Minha tristeza, na celebração em que participei, foi a de ouvir o presidente, na sua reflexão, colocar-se do lado dos apedrejadores e não do lado da mulher e de Jesus. Durante os doze minutos do sermão, todo o acento foi colocado no “vai e não peques mais”, ressaltando que, de fato, a mulher era pecadora e devia ser condenada e que só a misericórdia de Jesus a salvou. Com o deslocamento do centro de atenção, as pedras voltaram a voar e a misericórdia de Deus desapareceu do horizonte. A insistência nos pecados da mulher foi tanta que a ação libertadora de Jesus foi transformada em um verdadeiro apedrejamento verbal. Uma pena! O legalismo condenado por Jesus parece muitas vezes presidir a leitura que fazemos do Evangelho. Como seria bom colocar-se outra vez na mesma posição de Jesus, sentado, no pó do chão, ao lado das que sofrem. Isso nos faria entender e anunciar.

Escrevo isso pensando na semana litúrgica da qual estamos nos aproximando, a Semana Santa.

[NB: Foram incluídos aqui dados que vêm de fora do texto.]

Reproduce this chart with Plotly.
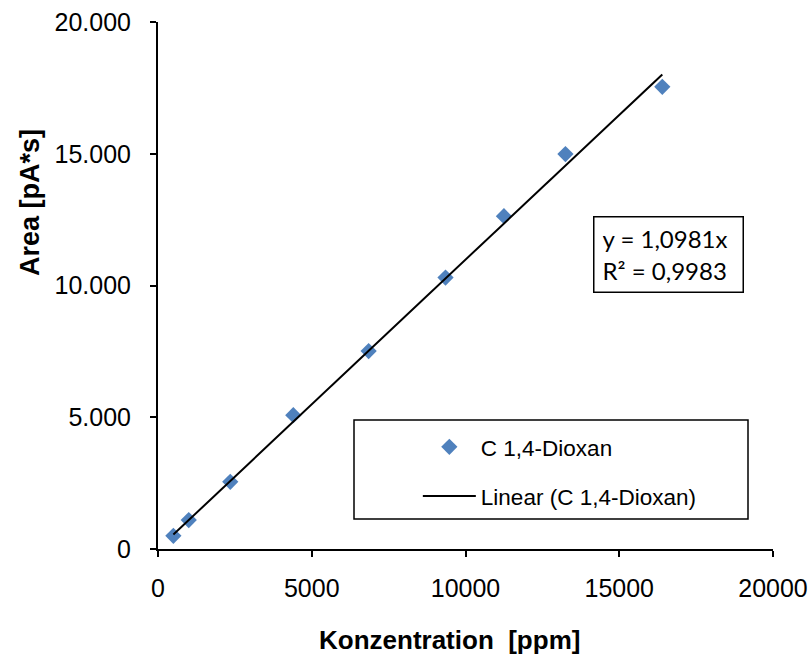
import plotly.graph_objects as go

# Data
konz = [500, 1000, 2350, 4400, 6850, 9350, 11250, 13250, 16400]
area = [500, 1100, 2550, 5080, 7510, 10300, 12630, 14990, 17540]
slope = 1.0981
r2_text = "R² = 0,9983"
eq_text = "y = 1,0981x"

x_ticks = [0, 5000, 10000, 15000, 20000]
x_ticktext = ["0", "5000", "10000", "15000", "20000"]
y_ticks = [0, 5000, 10000, 15000, 20000]
y_ticktext = ["0", "5.000", "10.000", "15.000", "20.000"]

series_name = "C 1,4-Dioxan"
trend_name = "Linear (C 1,4-Dioxan)"

x_fit = [min(konz), max(konz)]
y_fit = [slope * v for v in x_fit]

FONT = "Liberation Sans, Arial, sans-serif"

fig = go.Figure()
fig.add_trace(go.Scatter(
    x=konz, y=area, mode="markers", name=series_name,
    marker=dict(symbol="diamond", size=12.5, color="#4F81BD"),
    legendgroup="a",
))
fig.add_trace(go.Scatter(
    x=x_fit, y=y_fit, mode="lines", name=trend_name,
    line=dict(color="black", width=2),
    legendgroup="b",
))

L, R, T, B = 158, 37, 22, 111
W, H = 810 - L - R, 660 - T - B
fig.update_layout(
    width=810, height=660,
    margin=dict(l=L, r=R, t=T, b=B, autoexpand=False),
    paper_bgcolor="white", plot_bgcolor="white",
    font=dict(family=FONT, size=25, color="black"),
    showlegend=True,
    legend=dict(
        x=0.4225, y=0.234, xanchor="left", yanchor="top",
        bgcolor="rgba(0,0,0,0)", borderwidth=0,
        font=dict(size=22.5, family=FONT),
        itemwidth=53, tracegroupgap=17, traceorder="grouped",
    ),
    xaxis=dict(
        range=[0, 20000], tickvals=x_ticks, ticktext=x_ticktext,
        showgrid=False, zeroline=False, showline=True, automargin=False,
        linecolor="black", linewidth=2, ticks="outside", ticklen=6,
        tickwidth=2, tickcolor="black", ticklabelstandoff=10,
    ),
    yaxis=dict(
        range=[0, 20000], tickvals=y_ticks, ticktext=y_ticktext,
        showgrid=False, zeroline=False, showline=True, automargin=False,
        linecolor="black", linewidth=2, ticks="outside", ticklen=6,
        tickwidth=2, tickcolor="black", ticklabelstandoff=14,
    ),
)

# X axis title (slightly left of centre, as in the reference)
fig.add_annotation(
    xref="paper", yref="paper", x=(449 - L) / W, y=(549 - 640) / H,
    xanchor="center", yanchor="middle",
    text="<b>Konzentration  [ppm]</b>", showarrow=False,
    font=dict(family=FONT, size=26, color="black"),
)

# Y axis title (placed as in the reference, above centre)
fig.add_annotation(
    xref="paper", yref="paper", x=(30 - L) / W, y=(549 - 203) / H,
    xanchor="center", yanchor="middle", textangle=-90,
    text="<b>Area [pA*s]</b>", showarrow=False,
    font=dict(family=FONT, size=27, color="black"),
)

# Legend frame
fig.add_shape(type="rect", xref="paper", yref="paper",
              x0=(354 - L) / W, x1=(748 - L) / W,
              y0=(549 - 519) / H, y1=(549 - 420) / H,
              line=dict(color="black", width=1.5), fillcolor="rgba(0,0,0,0)", layer="above")

# Trendline equation box
fig.add_annotation(
    xref="paper", yref="paper", x=(668 - L) / W, y=(549 - 254.5) / H,
    xanchor="center", yanchor="middle",
    text=eq_text + "<br>" + r2_text, showarrow=False, align="left",
    width=132, height=58,
    font=dict(family="Lato, sans-serif", size=24, color="black"),
    bordercolor="black", borderwidth=1.5, borderpad=8, bgcolor="white",
)

fig.write_html("out.html")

Passa-me pela cabeça a terrível ideia de que a Paixão e Morte de Cristo na cruz também possa ser interpretada a partir da condenação das autoridades religiosas daquele tempo e de seus gritos de “crucifica-o, crucifica-o”. Meu medo é que apareça alguém pregando que a morte de Jesus, assim como afirmavam seus acusadores, devia mesmo acontecer. Afinal, ele ensinava os pobres, anunciava o Reino de Deus, convivia com pessoas tidas por impuras e indignas da graça de Deus, com hereges e estrangeiros, infringia a Lei e não respeitava as autoridades religiosas. E que os que o mataram, nada mais fizeram que cumprir a lei.

Oxalá que isso não aconteça. Mas tenho medo. E temo. Temo muito. Afinal, estamos vivendo tempos em que a religião da pedra e da cruz parece prevalecer sobre a comunhão do pão e a esperança da ressurreição. Rezemos pela nossa conversão!